- [Job] Copy out the data exactly, leaving the pictures behind.

- [Supplied data]
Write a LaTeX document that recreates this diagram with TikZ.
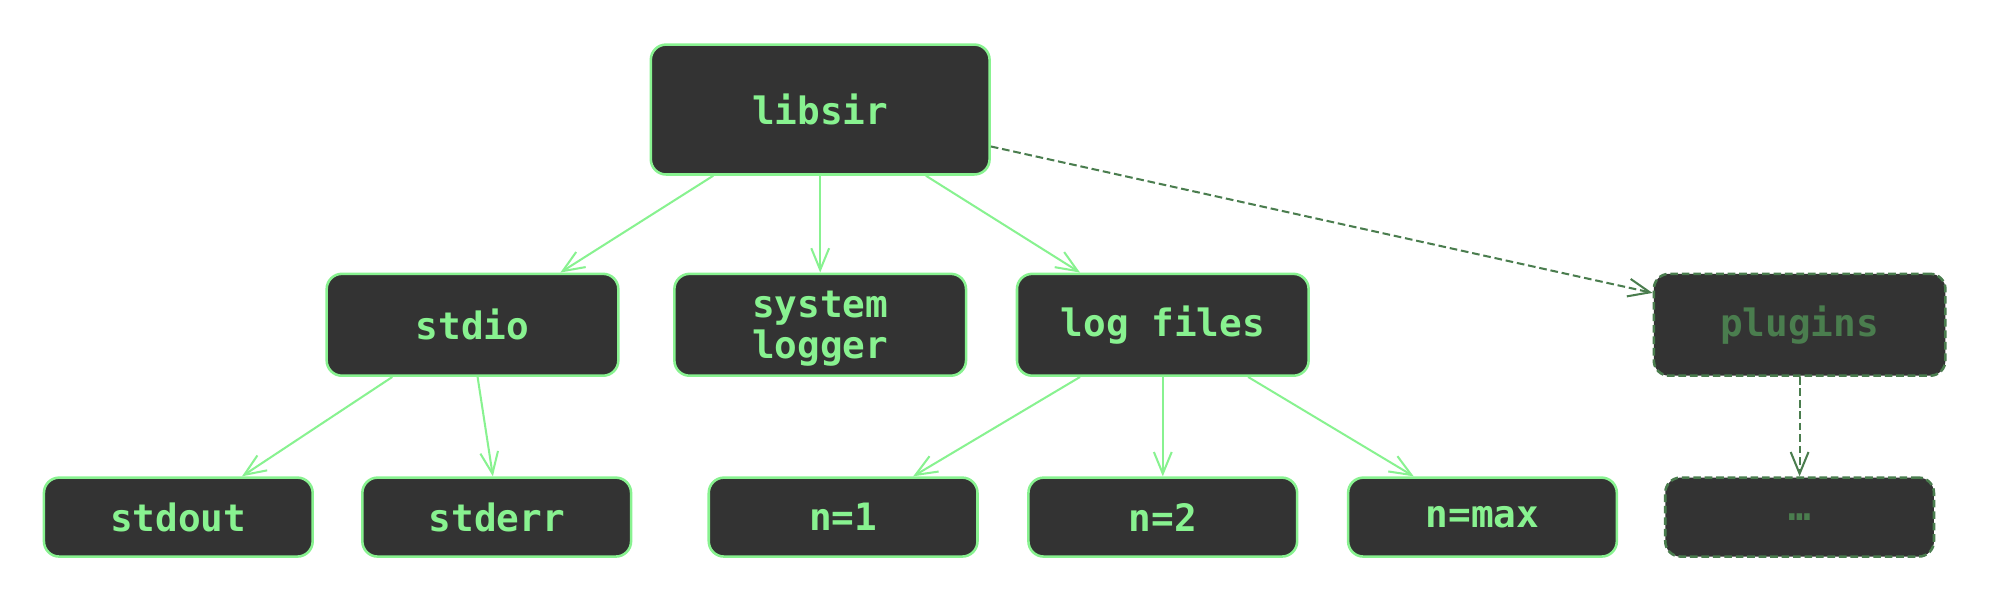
\documentclass[tikz,border=0pt]{standalone}
\usepackage{fontspec}
\setmonofont{DejaVu Sans Mono}
\usetikzlibrary{arrows.meta}
\definecolor{boxfill}{HTML}{333333}
\definecolor{lgreen}{HTML}{88F290}
\definecolor{dgreen}{HTML}{4A7D4E}
\tikzset{
  box/.style={draw=lgreen, fill=boxfill, line width=2pt, rounded corners=12pt,
    text=lgreen, font=\fontsize{29.6}{32}\selectfont\ttfamily\bfseries,
    inner sep=0pt, align=center},
  dbox/.style={box, draw=dgreen, text=dgreen, dashed, dash pattern=on 6pt off 3pt},
  topbox/.style={box, minimum width=229pt, minimum height=80pt},
  botbox/.style={box, minimum width=211pt, minimum height=62pt},
  edge/.style={draw=lgreen, line width=1.6pt, -{Straight Barb[length=17pt,width=14pt,line width=1.6pt]}},
  dedge/.style={edge, draw=dgreen, dash pattern=on 6pt off 3pt}
}
\begin{document}
\begin{tikzpicture}[x=1pt,y=-1pt]
\useasboundingbox (0,0) rectangle (1568,479.7);
\node[box, minimum width=266pt, minimum height=102pt] (libsir) at (644,86) {libsir};
\node[topbox] (stdio) at (371,255) {stdio};
\node[topbox] (syslog) at (644,255) {};
\node[font=\fontsize{29.6}{32}\selectfont\ttfamily\bfseries, text=lgreen, align=center, inner sep=0pt] (syslogtext) at (644,258) {system\\logger};
\node[topbox] (logfiles) at (913,255) {log files};
\node[topbox, dbox] (plugins) at (1413,255) {plugins};
\node[botbox] (stdout) at (140,406) {stdout};
\node[botbox] (stderr) at (390,406) {stderr};
\node[botbox] (n1) at (662,406) {n=1};
\node[botbox] (n2) at (913,406) {n=2};
\node[botbox] (nmax) at (1164,406) {n=max};
\node[botbox, dbox] (dots) at (1413,406) {…};

\draw[edge] ([xshift=-84pt]libsir.south) -- ([xshift=69pt]stdio.north);
\draw[edge] (libsir.south) -- (syslog.north);
\draw[edge] ([xshift=83pt]libsir.south) -- ([xshift=-65pt]logfiles.north);
\draw[dedge] ([yshift=-29pt]libsir.east) -- ([yshift=25pt]plugins.west);
\draw[dedge] (plugins.south) -- (dots.north);
\draw[edge] ([xshift=-63pt]stdio.south) -- ([xshift=50pt]stdout.north);
\draw[edge] ([xshift=4pt]stdio.south) -- ([xshift=-3pt]stderr.north);
\draw[edge] ([xshift=-65pt]logfiles.south) -- ([xshift=55pt]n1.north);
\draw[edge] (logfiles.south) -- (n2.north);
\draw[edge] ([xshift=67pt]logfiles.south) -- ([xshift=-54pt]nmax.north);
\end{tikzpicture}
\end{document}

- [Final result]
Write a LaTeX document that recreates this diagram with TikZ.
\documentclass[tikz,border=0pt]{standalone}
\usepackage{fontspec}
\setmonofont{DejaVu Sans Mono}
\usetikzlibrary{arrows.meta}
\definecolor{boxfill}{HTML}{333333}
\definecolor{lgreen}{HTML}{88F290}
\definecolor{dgreen}{HTML}{4A7D4E}
\tikzset{
  box/.style={draw=lgreen, fill=boxfill, line width=2pt, rounded corners=12pt,
    text=lgreen, font=\fontsize{29.6}{32}\selectfont\ttfamily\bfseries,
    inner sep=0pt, align=center},
  dbox/.style={box, draw=dgreen, text=dgreen, dashed, dash pattern=on 6pt off 3pt},
  topbox/.style={box, minimum width=229pt, minimum height=80pt},
  botbox/.style={box, minimum width=211pt, minimum height=62pt},
  edge/.style={draw=lgreen, line width=1.6pt, -{Straight Barb[length=17pt,width=14pt,line width=1.6pt]}},
  dedge/.style={edge, draw=dgreen, dash pattern=on 6pt off 3pt}
}
\begin{document}
\begin{tikzpicture}[x=1pt,y=-1pt]
\useasboundingbox (0,0) rectangle (1568,479.7);
\node[box, minimum width=266pt, minimum height=102pt] (libsir) at (644,86) {libsir};
\node[topbox] (stdio) at (371,255) {stdio};
\node[topbox] (syslog) at (644,255) {};
\node[font=\fontsize{29.6}{32}\selectfont\ttfamily\bfseries, text=lgreen, align=center, inner sep=0pt] (syslogtext) at (644,258) {system\\logger};
\node[topbox] (logfiles) at (913,255) {log files};
\node[topbox, dbox] (plugins) at (1413,255) {plugins};
\node[botbox] (stdout) at (140,406) {stdout};
\node[botbox] (stderr) at (390,406) {stderr};
\node[botbox] (n1) at (662,406) {n=1};
\node[botbox] (n2) at (913,406) {n=2};
\node[botbox] (nmax) at (1164,406) {n=max};
\node[botbox, dbox] (dots) at (1413,406) {…};

\draw[edge] ([xshift=-84pt]libsir.south) -- ([xshift=69pt]stdio.north);
\draw[edge] (libsir.south) -- (syslog.north);
\draw[edge] ([xshift=83pt]libsir.south) -- ([xshift=-65pt]logfiles.north);
\draw[dedge] ([yshift=-29pt]libsir.east) -- ([yshift=25pt]plugins.west);
\draw[dedge] (plugins.south) -- (dots.north);
\draw[edge] ([xshift=-63pt]stdio.south) -- ([xshift=50pt]stdout.north);
\draw[edge] ([xshift=4pt]stdio.south) -- ([xshift=-3pt]stderr.north);
\draw[edge] ([xshift=-65pt]logfiles.south) -- ([xshift=55pt]n1.north);
\draw[edge] (logfiles.south) -- (n2.north);
\draw[edge] ([xshift=67pt]logfiles.south) -- ([xshift=-54pt]nmax.north);
\end{tikzpicture}
\end{document}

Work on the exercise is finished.